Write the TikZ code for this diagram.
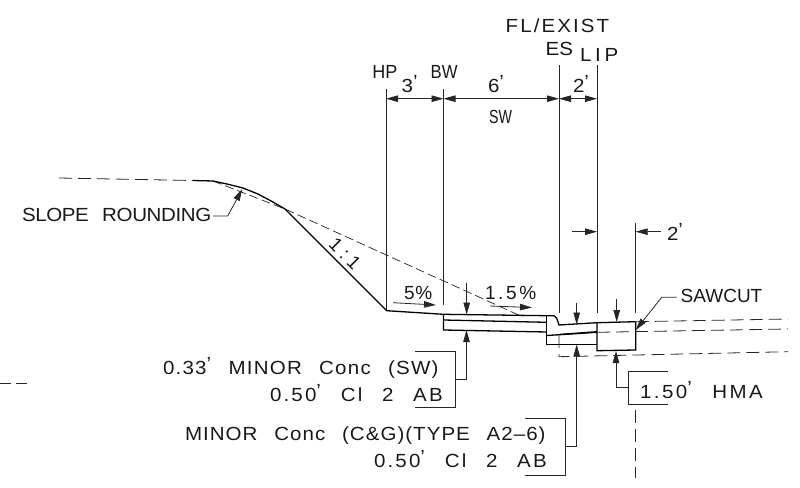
\documentclass[tikz,border=0pt]{standalone}
\usepackage{fontspec}
\setmainfont[WordSpace=2.5]{Liberation Sans}
\usetikzlibrary{arrows.meta}
\newcommand\lbl[2][1.08]{\fontsize{19}{22}\selectfont\addfontfeature{FakeStretch=#1,LetterSpace=#2}}
\newcommand\ap{\raisebox{4pt}{\char39}}
\tikzset{
  tip/.style={-{Triangle[length=12pt,width=6.5pt]}},
  twotip/.style={{Triangle[length=12pt,width=6.5pt]}-{Triangle[length=12pt,width=6.5pt]}},
  thin line/.style={line width=.8pt,draw=black!85},
  thick line/.style={line width=1.3pt,draw=black},
  dash line/.style={line width=.8pt,draw=black!85,dash pattern=on 13pt off 6pt},
  txt/.style={inner sep=0pt,outer sep=0pt,text=black!90,anchor=west}
}
\begin{document}
\begin{tikzpicture}[x=1pt,y=-1pt]
\useasboundingbox (0,0) rectangle (800,487);
% points
\coordinate (hpT) at (386,89);\coordinate (hpB) at (386,310);
\coordinate (bwT) at (443.5,89);\coordinate (bwB) at (443.5,305);
\coordinate (esT) at (559,65);\coordinate (esB) at (559,313);
\coordinate (lpT) at (597,65);\coordinate (lpB) at (597,313);
\coordinate (rtT) at (635.7,223);\coordinate (rtB) at (635.7,313);
% extension lines
\draw[thin line] (hpT)--(hpB) (bwT)--(bwB) (esT)--(esB) (lpT)--(lpB) (rtT)--(rtB);
% dimensions
\draw[thin line,twotip] (386,98.7)--(443.5,98.7);
\draw[thin line,twotip] (443.5,98.7)--(559,98.7);
\draw[thin line,twotip] (559,98.7)--(597,98.7);
\coordinate (d1) at (572,231.7);\coordinate (d2) at (661,231.7);
\draw[thin line,tip] (d1)--(597,231.7);
\draw[thin line,tip] (d2)--(635.7,231.7);
% ground
\draw[dash line] (59,178)--(193,180.5);
\draw[line width=.7pt,draw=black!85,dash pattern=on 9pt off 4pt] (213,181)--(285,209)--(523,317);
\draw[thick line] (193,180.5)--(213,181)--(227,184)--(243,188)--(258,194)--(273,202)--(285,209)--(386.7,310.7)--(443.5,314.3)--(546.7,315.7)--(554,315.7)--(556.7,318.3)--(559,325)--(597,322.7)--(635.7,321.7);
% sidewalk
\draw[thick line] (443.5,314.3)--(443.5,330)--(546.7,332);
\draw[thick line] (443.5,320)--(546.7,322.3);
% curb
\draw[thick line] (546.7,315.7)--(546.7,344.3)--(597,344.3);
\draw[thick line] (546.7,335.5)--(597,332.3);
\draw[thick line] (559,334.5)--(597,331.7);
% HMA
\draw[thick line] (597,322.7)--(597,350.7)--(635.7,350)--(635.7,321.7);
% dashed existing
\draw[dash line] (559,335)--(559,356.7)--(788,351.7);
\draw[dash line] (597,332.3)--(788,329);
\draw[dash line] (635.7,321.7)--(788,319);
\draw[dash line] (635.7,410)--(635.7,478);
\draw[dash line,dash pattern=on 11pt off 5pt] (0,383)--(27,383);
% slope arrows
\draw[thin line,tip] (393,302.7)--(436,305);
\draw[thin line,tip] (490,306)--(532,307.5);
% thickness arrows
\draw[thin line,tip] (466.7,282.7)--(466.7,314.5);
\draw[thin line,tip] (576.7,302.7)--(576.7,324.5);
\draw[thin line,tip] (616.7,299.3)--(616.7,322);
% SW label
\node[txt] (swa) at (163,368) {\lbl{6.5}0.33\ap{} MINOR Conc (SW)};
\node[txt] (swb) at (270,393) {\lbl{11.5}0.50\ap{} Cl 2 AB};
\coordinate (sw1) at (415,351);\coordinate (sw2) at (415,407.7);
\draw[thin line] (sw1)-|(455,407.7)--(sw2);
\draw[thin line,tip] (455,379.3)-|(466.5,330);
% C&G label
\node[txt] (cga) at (185,436) {\lbl{5.4}MINOR Conc (C\&G)(TYPE A2--6)};
\node[txt] (cgb) at (374,459) {\lbl{11.5}0.50\ap{} Cl 2 AB};
\coordinate (cg1) at (525,418.3);\coordinate (cg2) at (525,475.3);
\draw[thin line] (cg1)-|(565,475.3)--(cg2);
\draw[thin line,tip] (565,446.7)-|(576.7,344.5);
% HMA label
\node[txt] (hma) at (640,390) {\lbl{13}1.50\ap{} HMA};
\coordinate (hm1) at (668,371.7);\coordinate (hm2) at (668,404);
\draw[thin line] (hm1)-|(628.3,404)--(hm2);
\draw[thin line,tip] (628.3,387.7)-|(616,351);
% sawcut
\node[txt] (saw) at (680.7,296) {\lbl[1]{0}SAWCUT};
\draw[thin line,tip] (saw.west)++(-4,1.3)--(661.7,297.3)--(635.7,330);
% slope rounding
\node[txt] (sr) at (22,215) {\lbl{-2}SLOPE ROUNDING};
\draw[thin line,tip] (213,216)--(227.7,216)--(242.3,189);
% top labels
\node[txt] (fl) at (505.7,26) {\lbl{11}FL/EXIST};
\node[txt] (es) at (545.7,49) {\lbl{0}ES};
\node[txt] (lip) at (580,55) {\lbl{20}LIP};
\node[txt] (hp) at (372.3,71.7) {\scalebox{.95}[1]{\lbl[1]{0}HP}};
\node[txt] (bw) at (430.7,71.7) {\scalebox{.88}[1]{\lbl[1]{0}BW}};
\node[txt] (d3) at (401.7,84) {\lbl{40}3\ap};
\node[txt] (d6) at (488,84) {\lbl{40}6\ap};
\node[txt] (d2a) at (573,84) {\lbl{30}2\ap};
\node[txt] (sw) at (489,116.7) {\scalebox{.75}[1]{\lbl[1]{0}SW}};
\node[txt] (d2b) at (667,232) {\lbl{30}2\ap};
\node[txt] (p5) at (404,292.7) {\lbl[1]{4}5\%};
\node[txt] (p15) at (485,293) {\lbl[1]{14}1.5\%};
\node[txt,anchor=center,rotate=-45] (sl) at (345,254) {\lbl[1]{25}1:1};
\end{tikzpicture}
\end{document}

TASK:
Exclude every picture and copy the remaining data exactly.

TASK OUTPUT:
Write the TikZ code for this diagram.
\documentclass[tikz,border=0pt]{standalone}
\usepackage{fontspec}
\setmainfont[WordSpace=2.5]{Liberation Sans}
\usetikzlibrary{arrows.meta}
\newcommand\lbl[2][1.08]{\fontsize{19}{22}\selectfont\addfontfeature{FakeStretch=#1,LetterSpace=#2}}
\newcommand\ap{\raisebox{4pt}{\char39}}
\tikzset{
  tip/.style={-{Triangle[length=12pt,width=6.5pt]}},
  twotip/.style={{Triangle[length=12pt,width=6.5pt]}-{Triangle[length=12pt,width=6.5pt]}},
  thin line/.style={line width=.8pt,draw=black!85},
  thick line/.style={line width=1.3pt,draw=black},
  dash line/.style={line width=.8pt,draw=black!85,dash pattern=on 13pt off 6pt},
  txt/.style={inner sep=0pt,outer sep=0pt,text=black!90,anchor=west}
}
\begin{document}
\begin{tikzpicture}[x=1pt,y=-1pt]
\useasboundingbox (0,0) rectangle (800,487);
% points
\coordinate (hpT) at (386,89);\coordinate (hpB) at (386,310);
\coordinate (bwT) at (443.5,89);\coordinate (bwB) at (443.5,305);
\coordinate (esT) at (559,65);\coordinate (esB) at (559,313);
\coordinate (lpT) at (597,65);\coordinate (lpB) at (597,313);
\coordinate (rtT) at (635.7,223);\coordinate (rtB) at (635.7,313);
% extension lines
\draw[thin line] (hpT)--(hpB) (bwT)--(bwB) (esT)--(esB) (lpT)--(lpB) (rtT)--(rtB);
% dimensions
\draw[thin line,twotip] (386,98.7)--(443.5,98.7);
\draw[thin line,twotip] (443.5,98.7)--(559,98.7);
\draw[thin line,twotip] (559,98.7)--(597,98.7);
\coordinate (d1) at (572,231.7);\coordinate (d2) at (661,231.7);
\draw[thin line,tip] (d1)--(597,231.7);
\draw[thin line,tip] (d2)--(635.7,231.7);
% ground
\draw[dash line] (59,178)--(193,180.5);
\draw[line width=.7pt,draw=black!85,dash pattern=on 9pt off 4pt] (213,181)--(285,209)--(523,317);
\draw[thick line] (193,180.5)--(213,181)--(227,184)--(243,188)--(258,194)--(273,202)--(285,209)--(386.7,310.7)--(443.5,314.3)--(546.7,315.7)--(554,315.7)--(556.7,318.3)--(559,325)--(597,322.7)--(635.7,321.7);
% sidewalk
\draw[thick line] (443.5,314.3)--(443.5,330)--(546.7,332);
\draw[thick line] (443.5,320)--(546.7,322.3);
% curb
\draw[thick line] (546.7,315.7)--(546.7,344.3)--(597,344.3);
\draw[thick line] (546.7,335.5)--(597,332.3);
\draw[thick line] (559,334.5)--(597,331.7);
% HMA
\draw[thick line] (597,322.7)--(597,350.7)--(635.7,350)--(635.7,321.7);
% dashed existing
\draw[dash line] (559,335)--(559,356.7)--(788,351.7);
\draw[dash line] (597,332.3)--(788,329);
\draw[dash line] (635.7,321.7)--(788,319);
\draw[dash line] (635.7,410)--(635.7,478);
\draw[dash line,dash pattern=on 11pt off 5pt] (0,383)--(27,383);
% slope arrows
\draw[thin line,tip] (393,302.7)--(436,305);
\draw[thin line,tip] (490,306)--(532,307.5);
% thickness arrows
\draw[thin line,tip] (466.7,282.7)--(466.7,314.5);
\draw[thin line,tip] (576.7,302.7)--(576.7,324.5);
\draw[thin line,tip] (616.7,299.3)--(616.7,322);
% SW label
\node[txt] (swa) at (163,368) {\lbl{6.5}0.33\ap{} MINOR Conc (SW)};
\node[txt] (swb) at (270,393) {\lbl{11.5}0.50\ap{} Cl 2 AB};
\coordinate (sw1) at (415,351);\coordinate (sw2) at (415,407.7);
\draw[thin line] (sw1)-|(455,407.7)--(sw2);
\draw[thin line,tip] (455,379.3)-|(466.5,330);
% C&G label
\node[txt] (cga) at (185,436) {\lbl{5.4}MINOR Conc (C\&G)(TYPE A2--6)};
\node[txt] (cgb) at (374,459) {\lbl{11.5}0.50\ap{} Cl 2 AB};
\coordinate (cg1) at (525,418.3);\coordinate (cg2) at (525,475.3);
\draw[thin line] (cg1)-|(565,475.3)--(cg2);
\draw[thin line,tip] (565,446.7)-|(576.7,344.5);
% HMA label
\node[txt] (hma) at (640,390) {\lbl{13}1.50\ap{} HMA};
\coordinate (hm1) at (668,371.7);\coordinate (hm2) at (668,404);
\draw[thin line] (hm1)-|(628.3,404)--(hm2);
\draw[thin line,tip] (628.3,387.7)-|(616,351);
% sawcut
\node[txt] (saw) at (680.7,296) {\lbl[1]{0}SAWCUT};
\draw[thin line,tip] (saw.west)++(-4,1.3)--(661.7,297.3)--(635.7,330);
% slope rounding
\node[txt] (sr) at (22,215) {\lbl{-2}SLOPE ROUNDING};
\draw[thin line,tip] (213,216)--(227.7,216)--(242.3,189);
% top labels
\node[txt] (fl) at (505.7,26) {\lbl{11}FL/EXIST};
\node[txt] (es) at (545.7,49) {\lbl{0}ES};
\node[txt] (lip) at (580,55) {\lbl{20}LIP};
\node[txt] (hp) at (372.3,71.7) {\scalebox{.95}[1]{\lbl[1]{0}HP}};
\node[txt] (bw) at (430.7,71.7) {\scalebox{.88}[1]{\lbl[1]{0}BW}};
\node[txt] (d3) at (401.7,84) {\lbl{40}3\ap};
\node[txt] (d6) at (488,84) {\lbl{40}6\ap};
\node[txt] (d2a) at (573,84) {\lbl{30}2\ap};
\node[txt] (sw) at (489,116.7) {\scalebox{.75}[1]{\lbl[1]{0}SW}};
\node[txt] (d2b) at (667,232) {\lbl{30}2\ap};
\node[txt] (p5) at (404,292.7) {\lbl[1]{4}5\%};
\node[txt] (p15) at (485,293) {\lbl[1]{14}1.5\%};
\node[txt,anchor=center,rotate=-45] (sl) at (345,254) {\lbl[1]{25}1:1};
\end{tikzpicture}
\end{document}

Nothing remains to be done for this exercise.